-- start Given entries --
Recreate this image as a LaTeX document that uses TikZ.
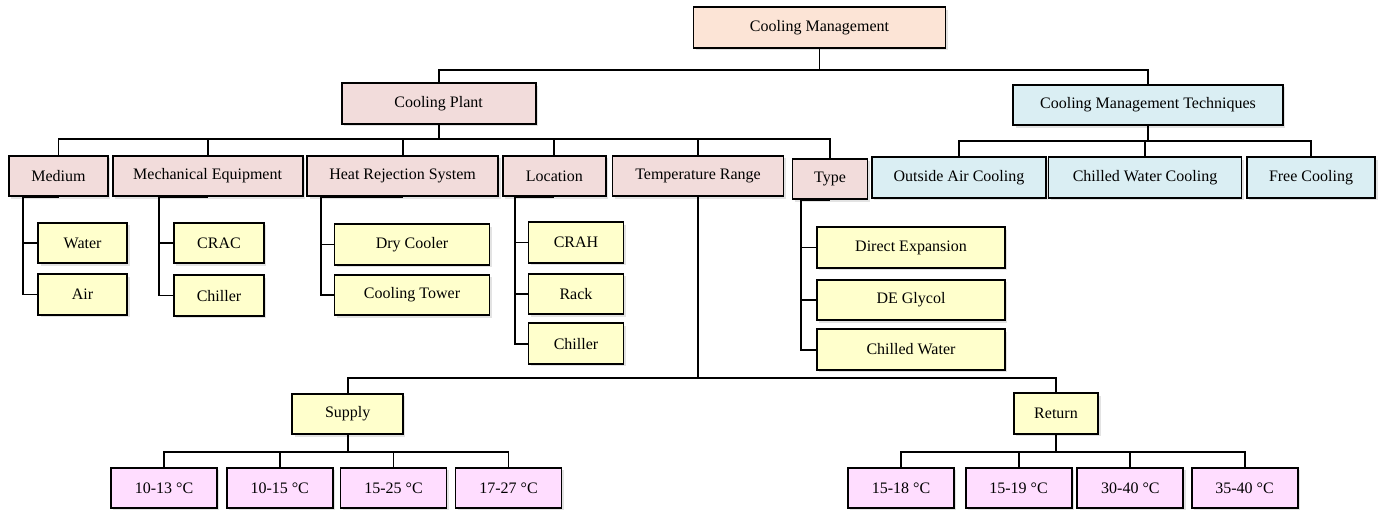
-- end Given entries --
-- start Given entries --
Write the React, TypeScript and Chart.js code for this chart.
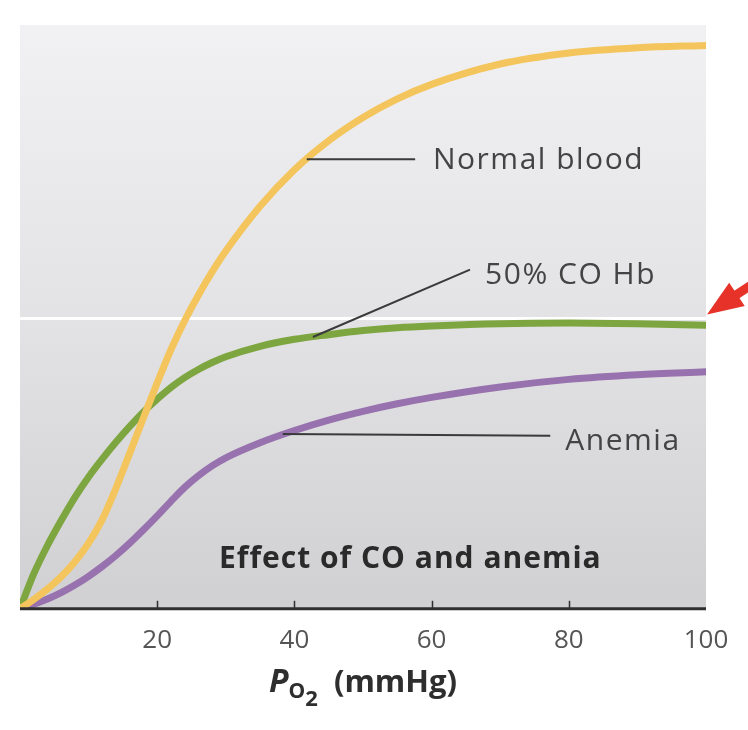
-- end Given entries --
-- start Given entries --
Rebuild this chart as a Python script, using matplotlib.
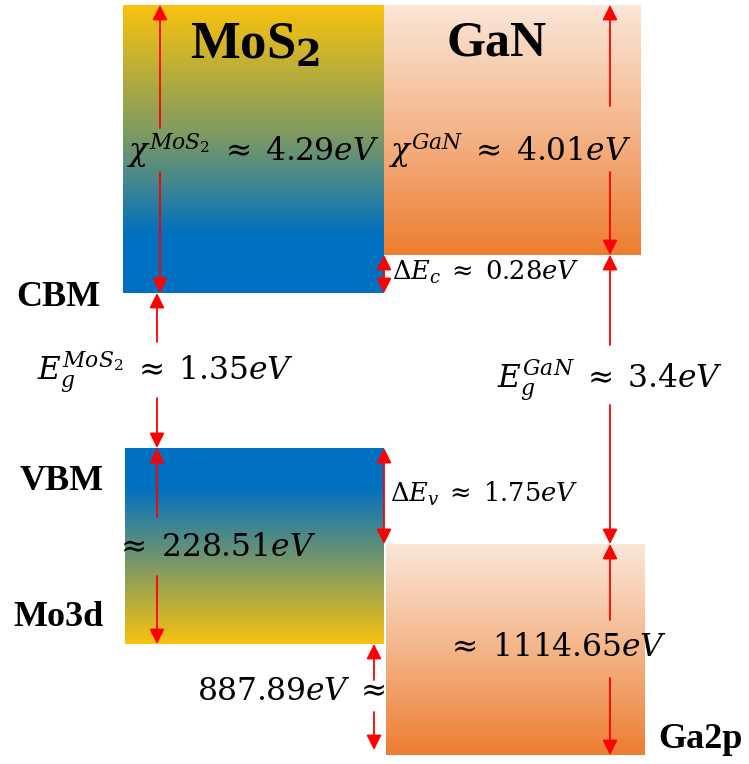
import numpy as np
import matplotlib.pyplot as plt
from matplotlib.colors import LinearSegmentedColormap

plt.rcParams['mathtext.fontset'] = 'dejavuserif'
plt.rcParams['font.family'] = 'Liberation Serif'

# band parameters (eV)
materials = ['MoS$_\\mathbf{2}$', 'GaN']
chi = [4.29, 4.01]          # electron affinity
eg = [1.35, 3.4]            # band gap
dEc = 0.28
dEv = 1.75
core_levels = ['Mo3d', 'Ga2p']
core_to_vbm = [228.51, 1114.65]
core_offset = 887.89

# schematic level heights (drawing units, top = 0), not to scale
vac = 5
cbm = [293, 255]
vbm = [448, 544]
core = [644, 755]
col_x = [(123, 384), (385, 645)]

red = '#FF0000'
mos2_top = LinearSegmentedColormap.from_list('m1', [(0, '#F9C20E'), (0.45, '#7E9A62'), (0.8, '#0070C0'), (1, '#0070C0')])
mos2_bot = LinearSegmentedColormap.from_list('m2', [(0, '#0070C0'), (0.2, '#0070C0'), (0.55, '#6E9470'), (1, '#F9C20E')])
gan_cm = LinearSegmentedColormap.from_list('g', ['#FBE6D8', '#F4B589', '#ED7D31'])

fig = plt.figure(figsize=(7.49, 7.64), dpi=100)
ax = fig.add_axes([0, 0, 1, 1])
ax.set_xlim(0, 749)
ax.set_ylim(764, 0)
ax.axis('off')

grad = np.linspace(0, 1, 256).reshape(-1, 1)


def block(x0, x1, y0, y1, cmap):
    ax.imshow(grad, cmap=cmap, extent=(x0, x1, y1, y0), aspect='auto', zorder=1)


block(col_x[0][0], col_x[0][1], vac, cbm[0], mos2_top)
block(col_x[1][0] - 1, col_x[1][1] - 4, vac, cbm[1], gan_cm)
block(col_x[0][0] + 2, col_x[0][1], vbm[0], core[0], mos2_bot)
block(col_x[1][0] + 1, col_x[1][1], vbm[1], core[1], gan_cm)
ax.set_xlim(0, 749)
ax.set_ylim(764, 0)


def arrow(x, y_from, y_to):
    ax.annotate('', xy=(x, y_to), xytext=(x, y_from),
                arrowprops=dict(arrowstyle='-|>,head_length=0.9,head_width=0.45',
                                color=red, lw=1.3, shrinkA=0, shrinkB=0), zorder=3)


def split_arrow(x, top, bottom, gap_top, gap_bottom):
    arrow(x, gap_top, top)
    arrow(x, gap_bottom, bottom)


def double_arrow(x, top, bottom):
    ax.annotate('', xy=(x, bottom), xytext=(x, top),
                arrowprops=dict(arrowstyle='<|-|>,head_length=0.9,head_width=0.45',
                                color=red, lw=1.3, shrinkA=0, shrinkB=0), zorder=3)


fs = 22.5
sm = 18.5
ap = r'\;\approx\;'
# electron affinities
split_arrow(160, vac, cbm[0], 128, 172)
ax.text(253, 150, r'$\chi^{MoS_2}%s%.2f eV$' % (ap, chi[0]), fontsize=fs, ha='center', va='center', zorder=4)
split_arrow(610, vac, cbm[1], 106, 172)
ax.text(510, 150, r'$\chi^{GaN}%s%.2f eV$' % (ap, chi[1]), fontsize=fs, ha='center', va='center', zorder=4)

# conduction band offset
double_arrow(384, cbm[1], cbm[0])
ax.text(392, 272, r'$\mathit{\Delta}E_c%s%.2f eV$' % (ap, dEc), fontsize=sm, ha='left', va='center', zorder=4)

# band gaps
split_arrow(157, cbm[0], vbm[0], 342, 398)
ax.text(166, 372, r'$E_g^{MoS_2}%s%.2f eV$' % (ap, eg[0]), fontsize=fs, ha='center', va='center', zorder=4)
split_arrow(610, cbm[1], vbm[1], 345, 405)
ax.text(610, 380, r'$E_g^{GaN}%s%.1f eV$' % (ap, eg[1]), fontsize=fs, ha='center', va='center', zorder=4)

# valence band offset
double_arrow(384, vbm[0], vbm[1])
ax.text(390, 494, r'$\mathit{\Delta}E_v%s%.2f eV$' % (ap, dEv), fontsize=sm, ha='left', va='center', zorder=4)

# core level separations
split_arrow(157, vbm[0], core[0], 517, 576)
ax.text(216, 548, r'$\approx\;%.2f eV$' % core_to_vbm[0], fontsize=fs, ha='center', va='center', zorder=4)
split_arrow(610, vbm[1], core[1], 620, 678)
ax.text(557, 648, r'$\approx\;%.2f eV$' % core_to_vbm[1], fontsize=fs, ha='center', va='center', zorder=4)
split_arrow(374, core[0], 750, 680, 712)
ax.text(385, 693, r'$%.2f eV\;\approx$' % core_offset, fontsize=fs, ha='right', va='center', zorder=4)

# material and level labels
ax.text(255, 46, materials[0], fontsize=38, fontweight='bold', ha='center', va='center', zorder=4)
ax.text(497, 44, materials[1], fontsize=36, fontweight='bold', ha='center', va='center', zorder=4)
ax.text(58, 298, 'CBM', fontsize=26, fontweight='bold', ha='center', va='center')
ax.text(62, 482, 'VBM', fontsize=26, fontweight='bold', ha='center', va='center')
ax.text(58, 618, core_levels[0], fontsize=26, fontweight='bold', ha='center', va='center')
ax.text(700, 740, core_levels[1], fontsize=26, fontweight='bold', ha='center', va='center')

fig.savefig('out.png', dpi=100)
-- end Given entries --
Instructions to follow |
Give only the lines from the one with "Rebuild this chart" to the one with "core_offset = 887.89", both included, again and exactly; leave the images out.

Result |
Rebuild this chart as a Python script, using matplotlib.
import numpy as np
import matplotlib.pyplot as plt
from matplotlib.colors import LinearSegmentedColormap

plt.rcParams['mathtext.fontset'] = 'dejavuserif'
plt.rcParams['font.family'] = 'Liberation Serif'

# band parameters (eV)
materials = ['MoS$_\\mathbf{2}$', 'GaN']
chi = [4.29, 4.01]          # electron affinity
eg = [1.35, 3.4]            # band gap
dEc = 0.28
dEv = 1.75
core_levels = ['Mo3d', 'Ga2p']
core_to_vbm = [228.51, 1114.65]
core_offset = 887.89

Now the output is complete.